7. Wyoming – Wyoming is one of those states that I keep expecting to explode in population, but it never does. Maybe the harsh winters keep out the riff-raff, or maybe the natives discourage out-of-staters from sticking around. If you’ve never experienced a drive across Wyoming, you really need to put this on your “to do” list.
8. Missouri – The state not only has good roads, but they generally have some of the cheapest gas prices in the country, too.
9. Georgia – Overall not a bad state to drive through (except for the whole hating Yankees thing), but traffic around Atlanta can be a nightmare, and southern Georgia interstates are perpetually under construction. Plan accordingly and it’s no big deal.
10. Oregon – The forgotten state, sandwiched between California and Washington, Oregon has a whole lot of nothing in its vast interior. Just remember to watch out for logging trucks and Bigfoot.
If there are ten best states, it stands to reason that there are ten worst states as well. Most of these should come as no surprise, since (for the most part) they’re heavily populated, perpetually out of money or some combination of the two.
Worst States To Drive In
50. Rhode Island – Small size, small tax base, crumbling infrastructure. Rhode Island has some of the worst rated bridges in the country, but try not to dwell on that if you drive them.
49. Alaska – Since most of the state doesn’t even have roads, it’s no surprise that the ones they have are in disrepair. Brutal cold and massive snowfall take their toll.
48. California – One word: overpopulation. Combine that with a culture that drives everywhere, and it’s a recipe for infrastructure failure. Even the state’s mild climate can’t counter the impact of too many residents and too many tourists.
47. Hawaii – I’m not sure what’s going on here, but I suspect the cost of maintaining roads and bridges on an island in the middle of the Pacific is substantial. At least the weather’s nice.
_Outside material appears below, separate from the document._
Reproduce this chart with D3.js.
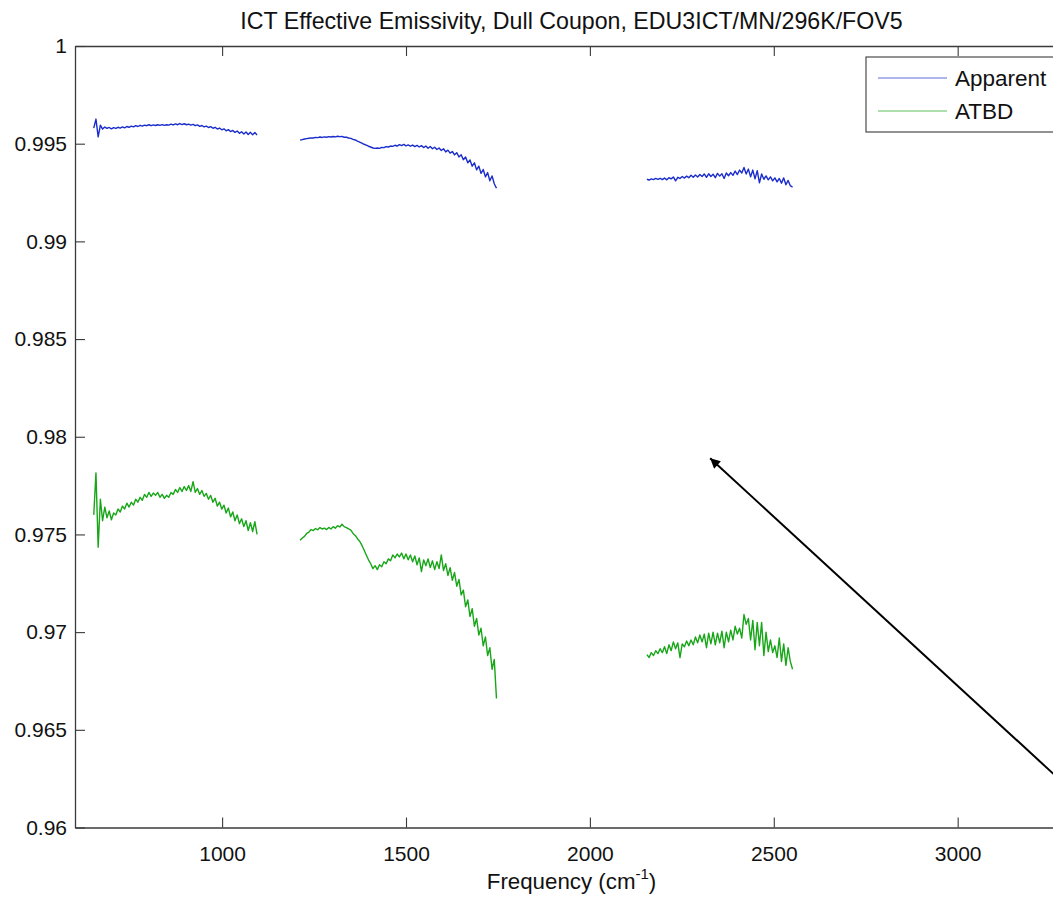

46. New York – Too many people, too many trucks, harsh winters and road salt all take their toll. The Tappan Zee Bridge, for example, is a structural failure waiting it happen; it’s coming down one of these days, the only question is how many drivers will be killed when it does.
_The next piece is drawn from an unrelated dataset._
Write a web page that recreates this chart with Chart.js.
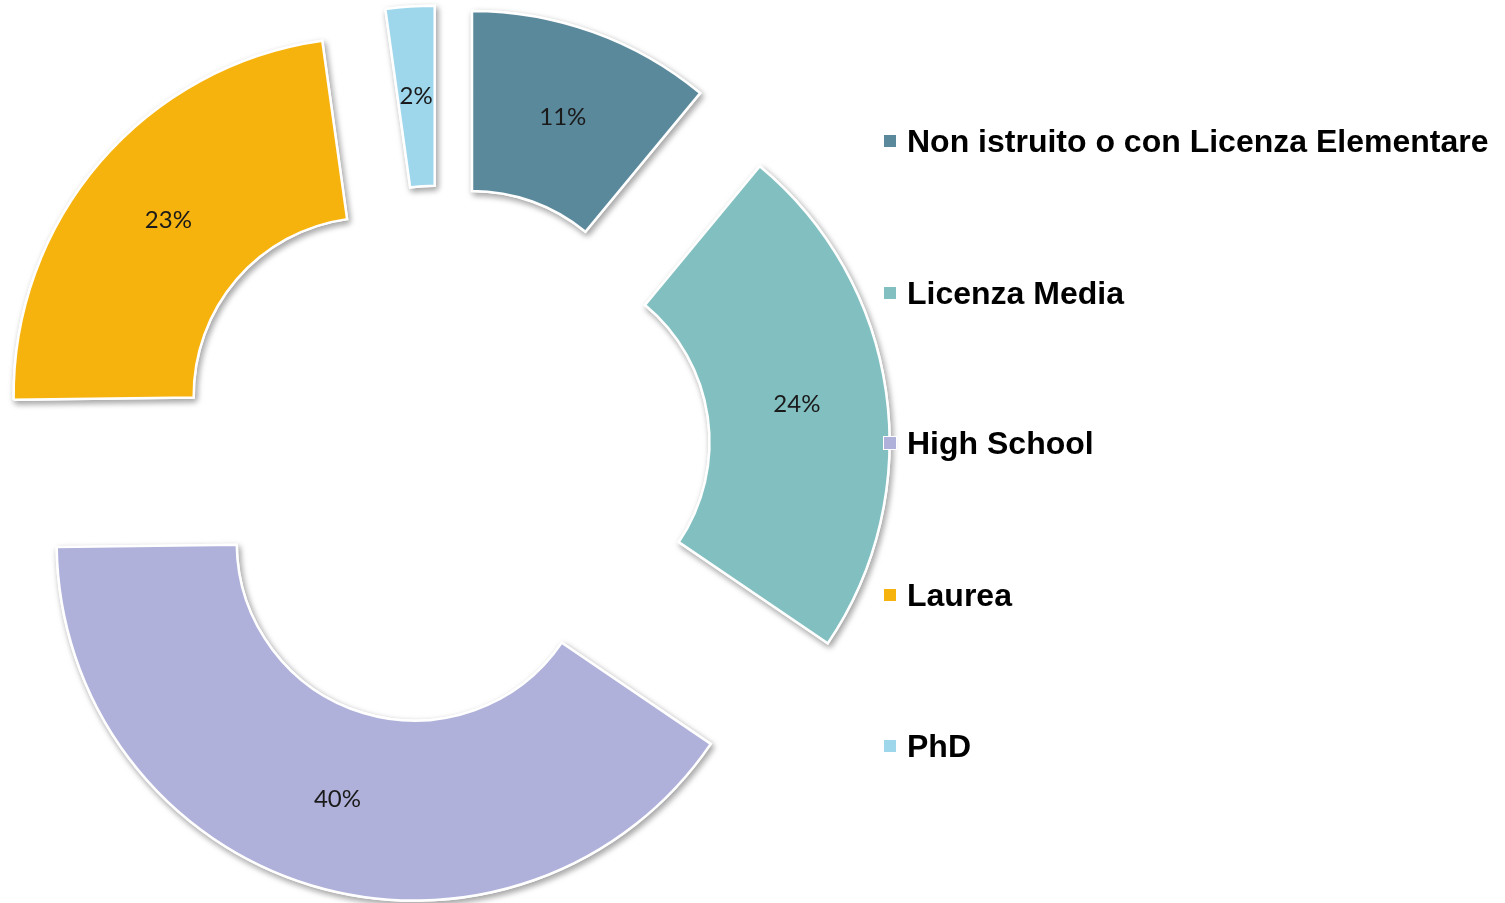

45. New Jersey – See “New York” and you get the idea. Too many people, too many trucks, too many miles of highway to maintain. Probably the dirtiest state in the nation, since I don’t think I ever saw a road crew picking up trash in the thirty plus years I lived there.
44. Massachusetts – Harsh winters and a perpetual budget shortage (despite steep taxes) take their toll on bridges and roads in Massachusetts.
43. Maryland – Blame it on D.C., since so many government employees live in Maryland. The roads are perpetually congested, but trying to drive the Beltway at rush hour (or even lunchtime) is flirting with disaster. People complain that salaries in D.C. are too high, but the frustration of having to drive through Maryland on a regular basis justifies them, in my book.
42. Vermont – Low population and harsh winters mean that this diminutive state has some of the worst roads in the country. That’s probably a good thing, otherwise more visitors would probably decide to call Vermont home.
41. Connecticut – Take the worst road conditions of the neighboring states and import them into one place, and you get a sense of what driving in Connecticut is all about. The big cities predate highways, and current roads can’t be expanded further. I don’t think I’ve ever driven I95 through Connecticut without being stuck in a traffic jam.